Given exercise: Copy out all the lines in the records that include the word "this".

[Charts and diagrams as code]
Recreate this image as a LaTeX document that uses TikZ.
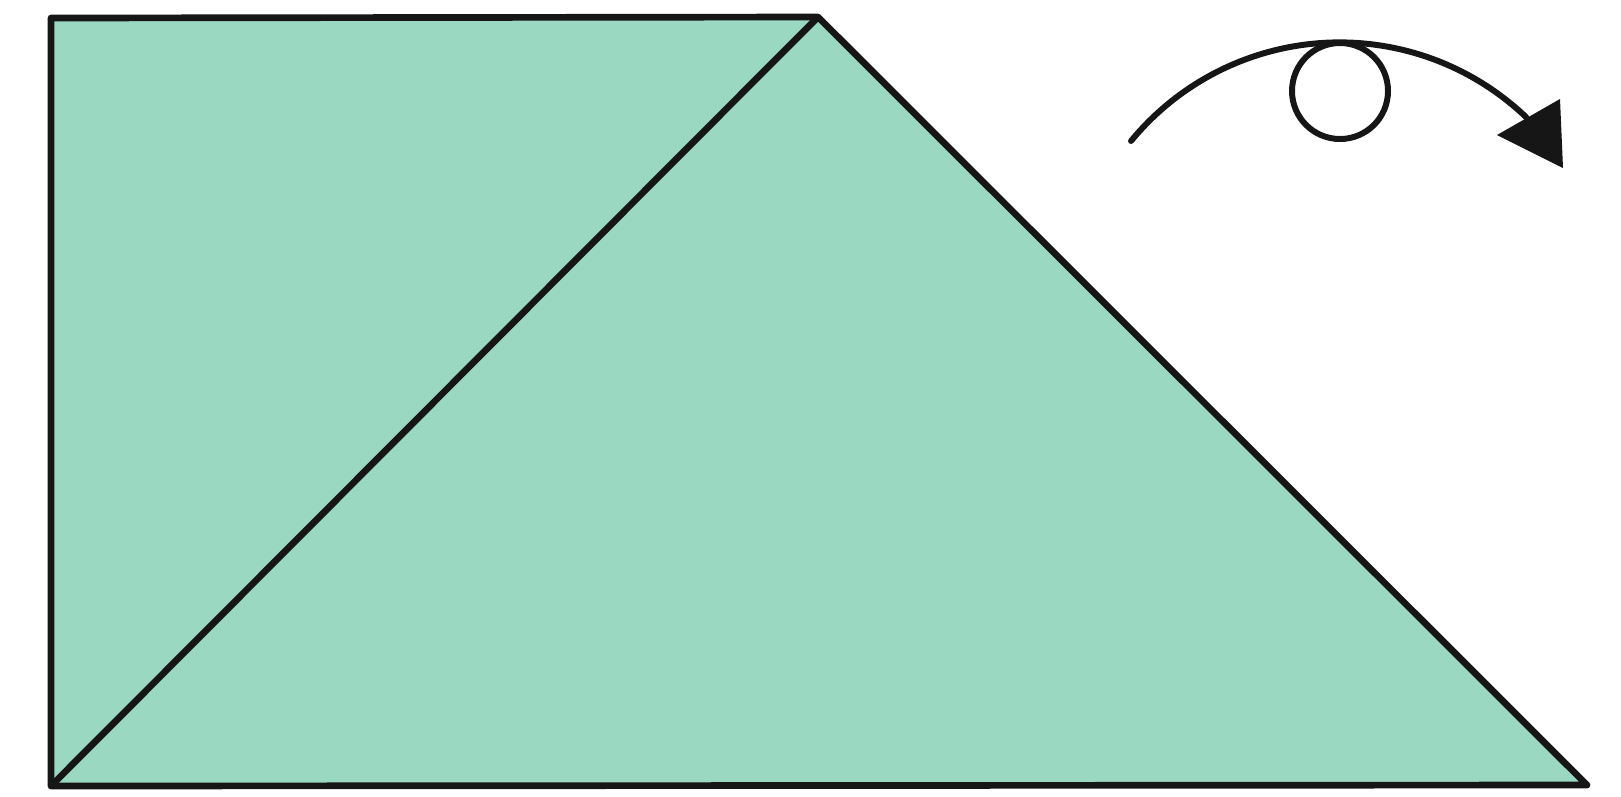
\documentclass[tikz,border=0pt]{standalone}
\definecolor{paper}{RGB}{154,216,194}
\definecolor{ink}{RGB}{22,22,22}
\begin{document}
\begin{tikzpicture}[x=0.01cm,y=-0.01cm,
  edge/.style={draw=ink,line width=1.9pt,line join=round},
  arcline/.style={draw=ink,line width=1.7pt}]
\useasboundingbox (0,0) rectangle (1621,796);
\coordinate (TL) at (51,18);
\coordinate (TR) at (818,17);
\coordinate (BR) at (1587,785);
\coordinate (BL) at (51,786);
\fill[paper] (TL) -- (TR) -- (BR) -- (BL) -- cycle;
\draw[edge] (BL) -- (TR);
\draw[edge] (TL) -- (TR) -- (BR) -- (BL) -- cycle;
% turn-over arrow
\coordinate (AS) at (1131,141);
\draw[arcline,line cap=round] (AS) arc[start angle=-140.6, end angle=-46.3, radius=270];
\draw[arcline] (1340,91) circle [radius=48];
\fill[ink] (1497,135) -- (1560,99) -- (1563,168) -- cycle;
\end{tikzpicture}
\end{document}
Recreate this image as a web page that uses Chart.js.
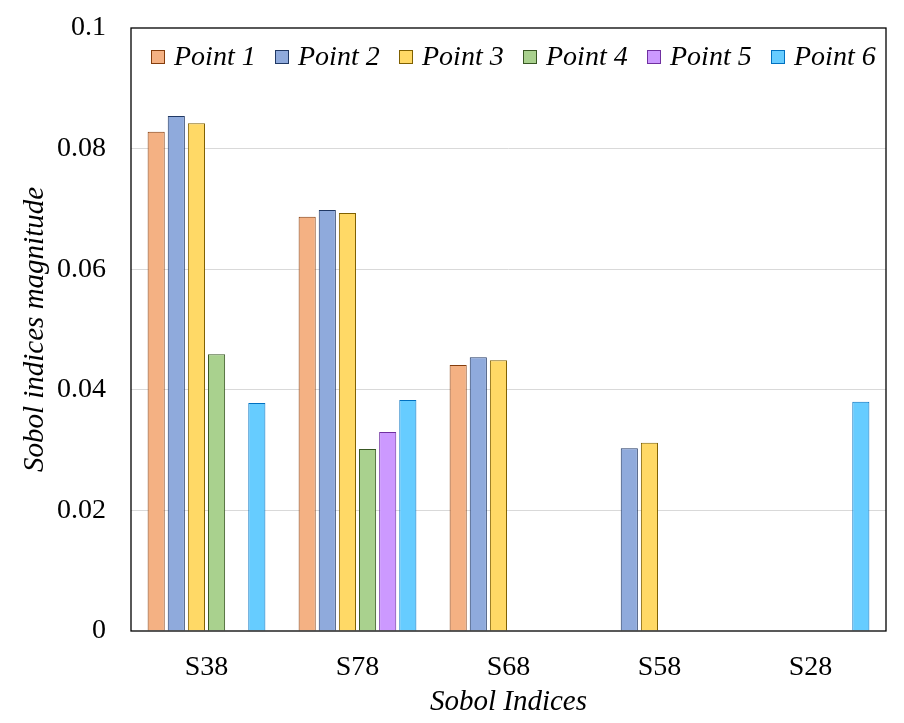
<!DOCTYPE html>
<html>
<head>
<meta charset="utf-8">
<script src="https://cdn.jsdelivr.net/npm/chart.js@4"></script>
<style>
  html, body { margin: 0; padding: 0; background: #fff; }
  #wrap { width: 904px; height: 723px; }
</style>
</head>
<body>
<div id="wrap"><canvas id="sobolChart"></canvas></div>
<script>
// Chart data
const categories = ['S38', 'S78', 'S68', 'S58', 'S28'];
const pointLabels = ['Point 1', 'Point 2', 'Point 3', 'Point 4', 'Point 5', 'Point 6'];
const point1 = [0.0828, 0.0687, 0.0441, null, null];
const point2 = [0.0854, 0.0698, 0.0454, 0.0303, null];
const point3 = [0.0842, 0.0693, 0.0449, 0.0312, null];
const point4 = [0.0459, 0.0302, null, null, null];
const point5 = [null, 0.0330, null, null, null];
const point6 = [0.0378, 0.0383, null, null, 0.0380];
const yTicks = [0, 0.02, 0.04, 0.06, 0.08, 0.1];
const yTickLabels = ['0', '0.02', '0.04', '0.06', '0.08', '0.1'];

const fills = ['#F4B183', '#8FAADC', '#FFD966', '#A9D18E', '#CC99FF', '#66CCFF'];
const borders = ['#843C0C', '#203864', '#7F6000', '#385723', '#7030A0', '#0070C0'];
const series = [point1, point2, point3, point4, point5, point6];

const SERIF = '"Liberation Serif", "DejaVu Serif", serif';

// frame around the plot + legend inside the top of the plot
const framePlugin = {
    id: 'frame',
    afterDraw(chart) {
        const ctx = chart.ctx;
        const a = chart.chartArea;
        ctx.save();
        ctx.strokeStyle = '#000';
        ctx.lineWidth = 1.3;
        ctx.strokeRect(a.left, a.top, a.right - a.left, a.bottom - a.top);

        // legend
        ctx.font = 'italic 28px ' + SERIF;
        ctx.textBaseline = 'middle';
        const y = 57;
        let x = a.left + 20;
        chart.data.datasets.forEach((ds, i) => {
            ctx.fillStyle = ds.backgroundColor;
            ctx.fillRect(x, y - 7, 14, 14);
            ctx.strokeStyle = ds.borderColor;
            ctx.lineWidth = 1;
            ctx.strokeRect(x + 0.5, y - 6.5, 13, 13);
            ctx.fillStyle = '#000';
            ctx.fillText(ds.label, x + 23, y + 1);
            x += 124;
        });
        ctx.restore();
    }
};

new Chart(document.getElementById('sobolChart'), {
    type: 'bar',
    data: {
        labels: categories,
        datasets: series.map((s, i) => ({
            label: pointLabels[i],
            data: s,
            backgroundColor: fills[i],
            borderColor: borders[i],
            borderWidth: 1,
            categoryPercentage: 0.8,
            barPercentage: 0.85
        }))
    },
    options: {
        responsive: true,
        maintainAspectRatio: false,
        animation: false,
        layout: { padding: { top: 28, right: 18, left: 18, bottom: 0 } },
        plugins: {
            legend: { display: false },
            tooltip: { enabled: false }
        },
        scales: {
            x: {
                grid: { display: false, drawTicks: false },
                border: { display: false },
                ticks: {
                    color: '#000',
                    padding: 20,
                    font: { family: SERIF, size: 28 }
                },
                title: {
                    display: true,
                    text: 'Sobol Indices',
                    color: '#000',
                    padding: { top: 4, bottom: 3 },
                    font: { family: SERIF, size: 29, style: 'italic' }
                },
                afterFit(scale) { scale.height = 92; scale.paddingLeft = 0; scale.paddingRight = 0; }
            },
            y: {
                min: 0,
                max: 0.1,
                afterBuildTicks(scale) {
                    scale.ticks = yTicks.map(v => ({ value: v }));
                },
                grid: {
                    drawTicks: false,
                    color: ctx => (ctx.tick && (ctx.tick.value === 0 || ctx.tick.value === 0.1)) ? 'rgba(0,0,0,0)' : '#d9d9d9',
                    lineWidth: 1
                },
                border: { display: false },
                ticks: {
                    color: '#000',
                    padding: 25,
                    font: { family: SERIF, size: 28 },
                    callback: (value) => {
                        const idx = yTicks.findIndex(t => Math.abs(t - value) < 1e-9);
                        return idx >= 0 ? yTickLabels[idx] : '';
                    }
                },
                title: {
                    display: true,
                    text: 'Sobol indices magnitude',
                    color: '#000',
                    padding: { top: 0, bottom: 0 },
                    font: { family: SERIF, size: 29, style: 'italic' }
                },
                afterFit(scale) { scale.width = 113; scale.paddingTop = 0; scale.paddingBottom = 0; }
            }
        }
    },
    plugins: [framePlugin]
});
</script>
</body>
</html>
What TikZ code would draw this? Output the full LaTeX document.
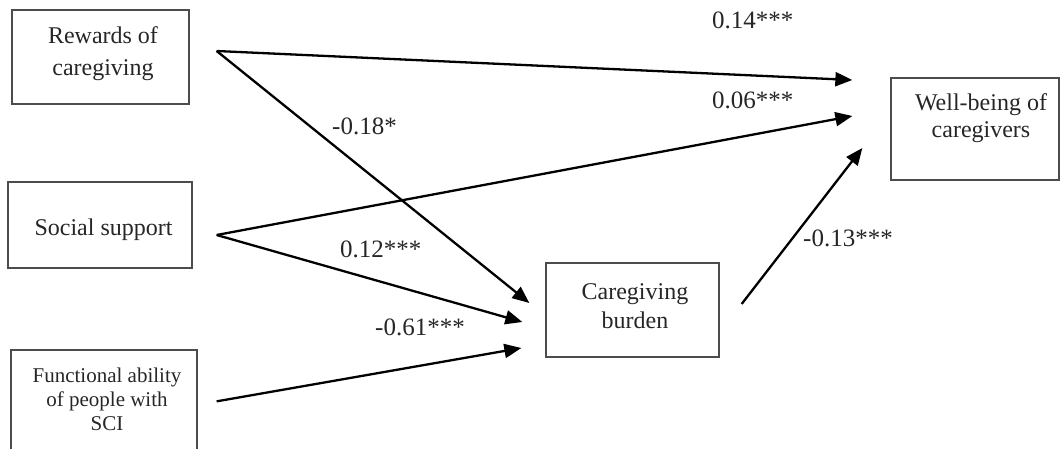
\documentclass[tikz,border=0pt]{standalone}
\usepackage{fontspec}
\setmainfont{Liberation Serif}
\usetikzlibrary{arrows.meta,calc}

\begin{document}
\begin{tikzpicture}[x=1pt,y=-1pt,
  box/.style={draw=black!70, line width=1.3pt, rectangle, inner sep=0pt},
  txt/.style={align=center, text=black!85, inner sep=0pt},
  coef/.style={anchor=base west, text=black!85, inner sep=0pt,
               font=\fontsize{25}{30}\selectfont},
  link/.style={line width=2.3pt, -{Triangle[length=17pt,width=14pt]}}
]
\useasboundingbox (0,0) rectangle (1060,449);
\clip (0,0) rectangle (1060,449);

% variable boxes
\node[box, minimum width=177pt, minimum height=94pt]  (rew) at (100.5,57) {};
\node[box, minimum width=184pt, minimum height=86pt]  (soc) at (100,225) {};
\node[box, minimum width=186pt, minimum height=120pt] (fun) at (104,410) {};
\node[box, minimum width=173pt, minimum height=94pt]  (bur) at (632.5,310) {};
\node[box, minimum width=168pt, minimum height=102pt] (wb)  at (975,129) {};

% box captions
\node[txt, font=\fontsize{24}{32}\selectfont] (rewt) at (103,54) {Rewards of\\caregiving};
\node[txt, font=\fontsize{24}{32}\selectfont] (soct) at (103.5,229.5) {Social support};
\node[txt, font=\fontsize{21}{24}\selectfont] (funt) at (107,399) {Functional ability\\of people with\\SCI};
\node[txt, font=\fontsize{24}{29}\selectfont] (burt) at (635,306) {Caregiving\\burden};
\node[txt, font=\fontsize{24}{27}\selectfont] (wbt) at (981,118) {Well-being of\\caregivers};

% paths
\draw[link] ($(rew.east)+(27,-6)$) -- ($(wb.west)+(-38,-49)$);
\draw[link] ($(rew.east)+(27,-6)$) -- ($(bur.west)+(-16,-7)$);
\draw[link] ($(soc.east)+(24,10)$) -- ($(wb.west)+(-38,-13)$);
\draw[link] ($(soc.east)+(24,10)$) -- ($(bur.west)+(-23,12)$);
\draw[link] ($(fun.north east)+(19,52)$) -- ($(bur.west)+(-24,38)$);
\draw[link] ($(bur.east)+(22,-6)$) -- ($(wb.west)+(-28,19)$);

% path coefficients
\node[coef] (c1) at (712,29)  {0.14***};
\node[coef] (c2) at (712,109) {0.06***};
\node[coef] (c3) at (332,135) {-0.18*};
\node[coef] (c4) at (340,258) {0.12***};
\node[coef] (c5) at (375,335) {-0.61***};
\node[coef] (c6) at (803,247) {-0.13***};
\end{tikzpicture}
\end{document}
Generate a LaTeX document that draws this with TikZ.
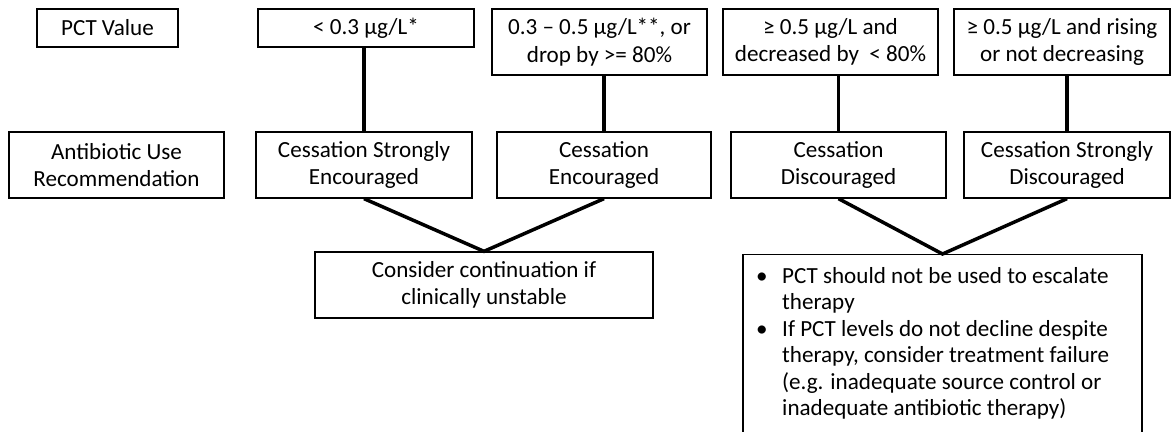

Finished answer:
Recreate this image as a LaTeX document that uses TikZ.
Recreate this image as a web page that uses Chart.js.
What TikZ code would draw this? Output the full LaTeX document.
Generate a LaTeX document that draws this with TikZ.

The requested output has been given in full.